What this task involves
Transcribe every line from the top down to the line with "const decreaseDose = [15, 3, 0, 1];", both ends included, but not the pictures.

Recorded information
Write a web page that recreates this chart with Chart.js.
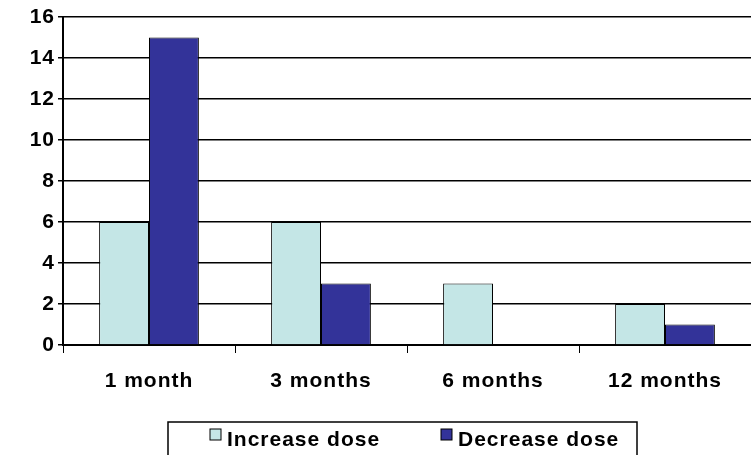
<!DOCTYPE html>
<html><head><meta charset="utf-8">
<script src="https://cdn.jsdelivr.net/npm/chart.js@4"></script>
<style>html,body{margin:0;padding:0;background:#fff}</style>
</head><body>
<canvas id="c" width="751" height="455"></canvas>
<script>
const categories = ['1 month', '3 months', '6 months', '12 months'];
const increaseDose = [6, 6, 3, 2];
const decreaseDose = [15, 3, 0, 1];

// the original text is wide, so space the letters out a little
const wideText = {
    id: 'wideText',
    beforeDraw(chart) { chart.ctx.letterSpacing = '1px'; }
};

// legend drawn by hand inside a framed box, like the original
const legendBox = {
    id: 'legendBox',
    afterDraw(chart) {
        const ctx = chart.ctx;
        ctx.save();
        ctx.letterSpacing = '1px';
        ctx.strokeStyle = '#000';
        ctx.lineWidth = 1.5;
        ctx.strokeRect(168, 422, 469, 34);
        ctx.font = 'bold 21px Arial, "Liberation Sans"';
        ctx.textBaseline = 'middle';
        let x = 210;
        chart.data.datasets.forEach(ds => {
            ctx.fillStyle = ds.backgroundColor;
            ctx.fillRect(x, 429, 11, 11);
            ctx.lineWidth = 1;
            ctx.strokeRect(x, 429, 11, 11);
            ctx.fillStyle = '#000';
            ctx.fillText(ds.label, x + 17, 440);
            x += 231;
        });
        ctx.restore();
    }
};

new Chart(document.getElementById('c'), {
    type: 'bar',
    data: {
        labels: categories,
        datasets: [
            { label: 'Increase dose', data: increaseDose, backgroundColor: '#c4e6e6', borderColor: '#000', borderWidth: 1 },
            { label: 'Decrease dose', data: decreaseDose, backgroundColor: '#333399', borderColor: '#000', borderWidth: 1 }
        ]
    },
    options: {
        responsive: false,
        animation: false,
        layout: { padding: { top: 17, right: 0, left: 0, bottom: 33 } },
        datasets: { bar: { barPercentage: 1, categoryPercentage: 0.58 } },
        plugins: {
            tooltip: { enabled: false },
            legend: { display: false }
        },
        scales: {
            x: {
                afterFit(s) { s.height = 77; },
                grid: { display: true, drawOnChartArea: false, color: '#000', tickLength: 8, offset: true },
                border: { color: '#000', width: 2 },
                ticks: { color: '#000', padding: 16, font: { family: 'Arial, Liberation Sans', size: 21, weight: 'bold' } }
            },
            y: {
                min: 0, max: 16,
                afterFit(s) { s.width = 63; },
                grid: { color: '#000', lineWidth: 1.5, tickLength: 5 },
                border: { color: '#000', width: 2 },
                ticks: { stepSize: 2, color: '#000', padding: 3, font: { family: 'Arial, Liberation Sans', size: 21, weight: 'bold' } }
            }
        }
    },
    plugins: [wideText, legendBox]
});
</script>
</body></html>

Result of this task
Write a web page that recreates this chart with Chart.js.
<!DOCTYPE html>
<html><head><meta charset="utf-8">
<script src="https://cdn.jsdelivr.net/npm/chart.js@4"></script>
<style>html,body{margin:0;padding:0;background:#fff}</style>
</head><body>
<canvas id="c" width="751" height="455"></canvas>
<script>
const categories = ['1 month', '3 months', '6 months', '12 months'];
const increaseDose = [6, 6, 3, 2];
const decreaseDose = [15, 3, 0, 1];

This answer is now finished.